>>>
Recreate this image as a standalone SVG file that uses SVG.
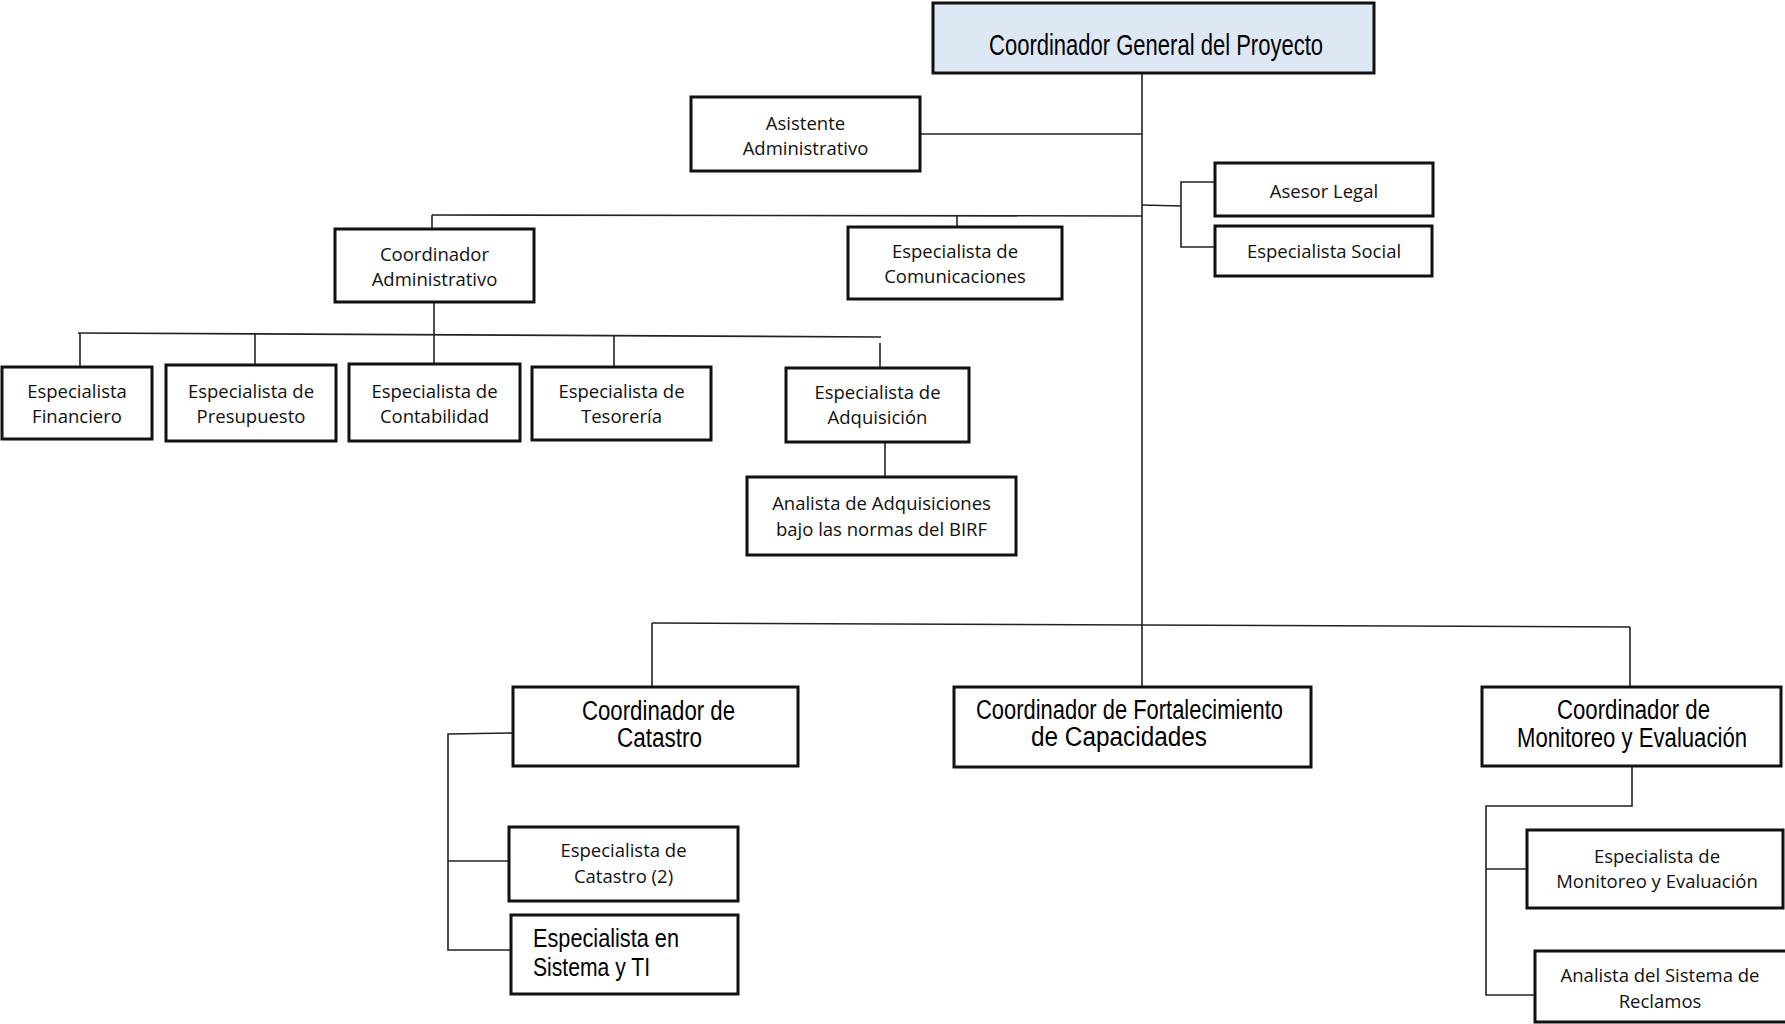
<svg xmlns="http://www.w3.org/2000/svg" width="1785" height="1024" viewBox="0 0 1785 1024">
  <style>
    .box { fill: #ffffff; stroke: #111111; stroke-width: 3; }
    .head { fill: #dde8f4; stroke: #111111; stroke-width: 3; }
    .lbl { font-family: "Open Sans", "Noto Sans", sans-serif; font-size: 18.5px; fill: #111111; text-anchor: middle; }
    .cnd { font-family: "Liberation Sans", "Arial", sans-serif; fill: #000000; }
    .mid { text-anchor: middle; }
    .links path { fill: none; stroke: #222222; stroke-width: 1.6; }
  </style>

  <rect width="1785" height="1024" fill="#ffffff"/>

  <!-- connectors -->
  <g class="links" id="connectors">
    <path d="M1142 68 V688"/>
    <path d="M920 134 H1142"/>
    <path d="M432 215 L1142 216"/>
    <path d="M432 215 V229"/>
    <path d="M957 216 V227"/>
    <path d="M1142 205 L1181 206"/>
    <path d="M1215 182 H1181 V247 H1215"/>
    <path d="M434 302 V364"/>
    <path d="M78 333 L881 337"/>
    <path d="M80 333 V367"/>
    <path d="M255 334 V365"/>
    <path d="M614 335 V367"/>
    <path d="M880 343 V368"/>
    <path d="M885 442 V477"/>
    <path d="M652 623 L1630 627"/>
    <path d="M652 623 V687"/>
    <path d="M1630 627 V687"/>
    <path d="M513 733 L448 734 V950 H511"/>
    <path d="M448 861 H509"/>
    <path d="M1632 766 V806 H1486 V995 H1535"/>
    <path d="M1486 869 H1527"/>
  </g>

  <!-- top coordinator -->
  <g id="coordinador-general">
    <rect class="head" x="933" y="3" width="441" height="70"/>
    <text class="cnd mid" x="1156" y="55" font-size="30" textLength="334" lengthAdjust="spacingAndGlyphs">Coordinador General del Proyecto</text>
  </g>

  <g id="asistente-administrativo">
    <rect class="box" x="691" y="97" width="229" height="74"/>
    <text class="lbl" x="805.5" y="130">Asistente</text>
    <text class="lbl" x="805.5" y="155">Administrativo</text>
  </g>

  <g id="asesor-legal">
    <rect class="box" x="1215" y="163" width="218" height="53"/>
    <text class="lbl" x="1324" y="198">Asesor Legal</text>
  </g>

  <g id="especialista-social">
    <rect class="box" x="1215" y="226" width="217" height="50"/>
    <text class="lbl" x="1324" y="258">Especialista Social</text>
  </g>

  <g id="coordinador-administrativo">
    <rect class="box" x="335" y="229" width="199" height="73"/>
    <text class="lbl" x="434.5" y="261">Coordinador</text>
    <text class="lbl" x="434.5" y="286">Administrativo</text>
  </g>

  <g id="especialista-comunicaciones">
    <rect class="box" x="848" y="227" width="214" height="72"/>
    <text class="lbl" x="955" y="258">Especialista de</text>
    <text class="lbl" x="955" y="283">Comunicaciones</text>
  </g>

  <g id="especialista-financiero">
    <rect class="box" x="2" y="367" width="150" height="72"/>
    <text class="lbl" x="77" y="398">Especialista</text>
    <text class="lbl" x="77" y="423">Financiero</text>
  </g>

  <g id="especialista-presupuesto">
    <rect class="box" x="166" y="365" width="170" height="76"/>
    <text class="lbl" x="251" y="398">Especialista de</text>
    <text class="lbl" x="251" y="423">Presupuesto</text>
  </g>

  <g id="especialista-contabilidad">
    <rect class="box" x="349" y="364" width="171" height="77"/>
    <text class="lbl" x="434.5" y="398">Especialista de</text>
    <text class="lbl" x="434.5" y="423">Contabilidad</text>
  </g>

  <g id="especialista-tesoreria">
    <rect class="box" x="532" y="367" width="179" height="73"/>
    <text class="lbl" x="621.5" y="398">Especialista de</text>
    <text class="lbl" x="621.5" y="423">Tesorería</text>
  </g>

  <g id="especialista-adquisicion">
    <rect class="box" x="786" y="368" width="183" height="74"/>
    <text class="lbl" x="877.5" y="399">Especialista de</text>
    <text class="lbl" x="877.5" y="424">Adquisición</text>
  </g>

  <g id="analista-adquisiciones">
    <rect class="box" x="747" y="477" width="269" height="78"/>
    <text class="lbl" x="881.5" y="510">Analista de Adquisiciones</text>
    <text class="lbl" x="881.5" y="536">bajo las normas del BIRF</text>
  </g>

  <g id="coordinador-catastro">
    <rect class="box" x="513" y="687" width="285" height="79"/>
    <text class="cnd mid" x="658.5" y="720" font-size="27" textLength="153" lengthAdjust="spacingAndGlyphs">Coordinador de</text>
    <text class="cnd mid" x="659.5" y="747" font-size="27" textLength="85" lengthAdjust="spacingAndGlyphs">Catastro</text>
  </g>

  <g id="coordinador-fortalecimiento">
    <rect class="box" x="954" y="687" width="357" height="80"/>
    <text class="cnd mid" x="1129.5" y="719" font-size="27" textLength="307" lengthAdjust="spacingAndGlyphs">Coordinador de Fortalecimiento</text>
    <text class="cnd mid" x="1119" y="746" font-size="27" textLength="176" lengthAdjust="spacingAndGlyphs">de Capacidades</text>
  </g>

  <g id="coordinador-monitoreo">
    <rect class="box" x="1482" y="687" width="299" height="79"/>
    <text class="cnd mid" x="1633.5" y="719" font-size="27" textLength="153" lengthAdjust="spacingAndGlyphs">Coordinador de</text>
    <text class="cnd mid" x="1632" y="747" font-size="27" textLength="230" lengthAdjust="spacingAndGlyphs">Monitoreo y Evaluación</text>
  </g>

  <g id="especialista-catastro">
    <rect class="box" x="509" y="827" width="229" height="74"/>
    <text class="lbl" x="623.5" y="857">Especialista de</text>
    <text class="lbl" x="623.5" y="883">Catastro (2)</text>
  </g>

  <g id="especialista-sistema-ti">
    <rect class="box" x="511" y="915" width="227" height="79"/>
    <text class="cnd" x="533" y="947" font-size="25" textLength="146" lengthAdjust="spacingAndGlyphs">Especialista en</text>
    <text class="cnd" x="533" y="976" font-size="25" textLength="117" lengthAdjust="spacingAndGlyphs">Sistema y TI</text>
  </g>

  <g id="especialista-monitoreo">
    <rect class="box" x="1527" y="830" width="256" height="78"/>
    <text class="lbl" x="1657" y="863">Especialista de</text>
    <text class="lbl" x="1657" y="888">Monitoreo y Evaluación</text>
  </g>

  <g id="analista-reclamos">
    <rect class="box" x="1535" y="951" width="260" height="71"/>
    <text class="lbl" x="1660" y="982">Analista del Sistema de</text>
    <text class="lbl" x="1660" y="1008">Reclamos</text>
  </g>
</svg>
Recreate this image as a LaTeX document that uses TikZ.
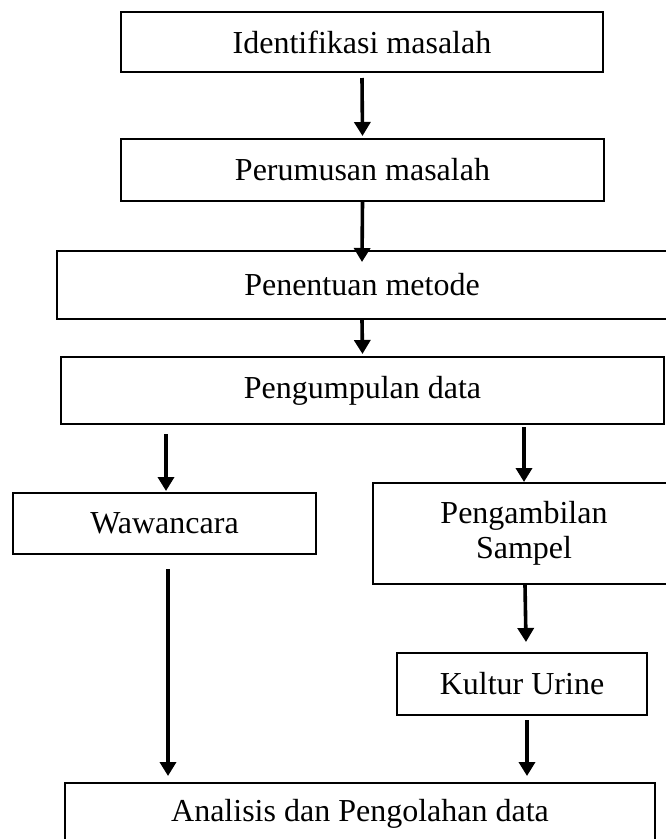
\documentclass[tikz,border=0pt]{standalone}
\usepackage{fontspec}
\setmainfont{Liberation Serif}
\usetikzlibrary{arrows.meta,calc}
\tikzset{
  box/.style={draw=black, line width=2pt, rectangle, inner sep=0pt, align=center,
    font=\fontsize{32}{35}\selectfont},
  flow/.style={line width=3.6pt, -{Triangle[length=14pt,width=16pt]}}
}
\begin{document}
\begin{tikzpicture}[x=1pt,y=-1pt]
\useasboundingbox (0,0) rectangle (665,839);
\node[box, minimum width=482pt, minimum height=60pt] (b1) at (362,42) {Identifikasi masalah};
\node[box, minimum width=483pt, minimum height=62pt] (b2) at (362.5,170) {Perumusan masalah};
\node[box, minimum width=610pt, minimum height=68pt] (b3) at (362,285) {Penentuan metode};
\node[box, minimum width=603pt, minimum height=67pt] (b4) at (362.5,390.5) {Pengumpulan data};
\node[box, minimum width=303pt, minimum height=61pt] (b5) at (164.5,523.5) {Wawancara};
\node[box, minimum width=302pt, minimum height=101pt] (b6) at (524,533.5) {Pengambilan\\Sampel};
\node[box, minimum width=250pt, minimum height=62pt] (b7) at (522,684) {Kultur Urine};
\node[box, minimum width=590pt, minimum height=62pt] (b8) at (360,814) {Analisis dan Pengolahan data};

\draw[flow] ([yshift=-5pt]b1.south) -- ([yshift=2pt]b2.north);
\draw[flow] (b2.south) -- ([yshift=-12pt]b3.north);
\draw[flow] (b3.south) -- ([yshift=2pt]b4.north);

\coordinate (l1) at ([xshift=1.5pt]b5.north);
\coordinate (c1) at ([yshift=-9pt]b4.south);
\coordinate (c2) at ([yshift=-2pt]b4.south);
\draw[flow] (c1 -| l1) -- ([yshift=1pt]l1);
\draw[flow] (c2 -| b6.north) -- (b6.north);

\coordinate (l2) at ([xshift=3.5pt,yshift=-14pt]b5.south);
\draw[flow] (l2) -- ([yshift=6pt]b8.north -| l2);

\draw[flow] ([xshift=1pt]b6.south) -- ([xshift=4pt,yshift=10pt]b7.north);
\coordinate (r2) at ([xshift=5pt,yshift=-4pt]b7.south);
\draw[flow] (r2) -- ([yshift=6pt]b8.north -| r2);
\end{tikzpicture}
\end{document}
<<<
* **Given task**
Write out the lines beginning with the one that contains "Recreate this image as a LaTeX" and ending with the one that contains "minimum width=590pt, minimum", exactly as given. Leave pictures out.

* **Result for this task**
Recreate this image as a LaTeX document that uses TikZ.
\documentclass[tikz,border=0pt]{standalone}
\usepackage{fontspec}
\setmainfont{Liberation Serif}
\usetikzlibrary{arrows.meta,calc}
\tikzset{
  box/.style={draw=black, line width=2pt, rectangle, inner sep=0pt, align=center,
    font=\fontsize{32}{35}\selectfont},
  flow/.style={line width=3.6pt, -{Triangle[length=14pt,width=16pt]}}
}
\begin{document}
\begin{tikzpicture}[x=1pt,y=-1pt]
\useasboundingbox (0,0) rectangle (665,839);
\node[box, minimum width=482pt, minimum height=60pt] (b1) at (362,42) {Identifikasi masalah};
\node[box, minimum width=483pt, minimum height=62pt] (b2) at (362.5,170) {Perumusan masalah};
\node[box, minimum width=610pt, minimum height=68pt] (b3) at (362,285) {Penentuan metode};
\node[box, minimum width=603pt, minimum height=67pt] (b4) at (362.5,390.5) {Pengumpulan data};
\node[box, minimum width=303pt, minimum height=61pt] (b5) at (164.5,523.5) {Wawancara};
\node[box, minimum width=302pt, minimum height=101pt] (b6) at (524,533.5) {Pengambilan\\Sampel};
\node[box, minimum width=250pt, minimum height=62pt] (b7) at (522,684) {Kultur Urine};
\node[box, minimum width=590pt, minimum height=62pt] (b8) at (360,814) {Analisis dan Pengolahan data};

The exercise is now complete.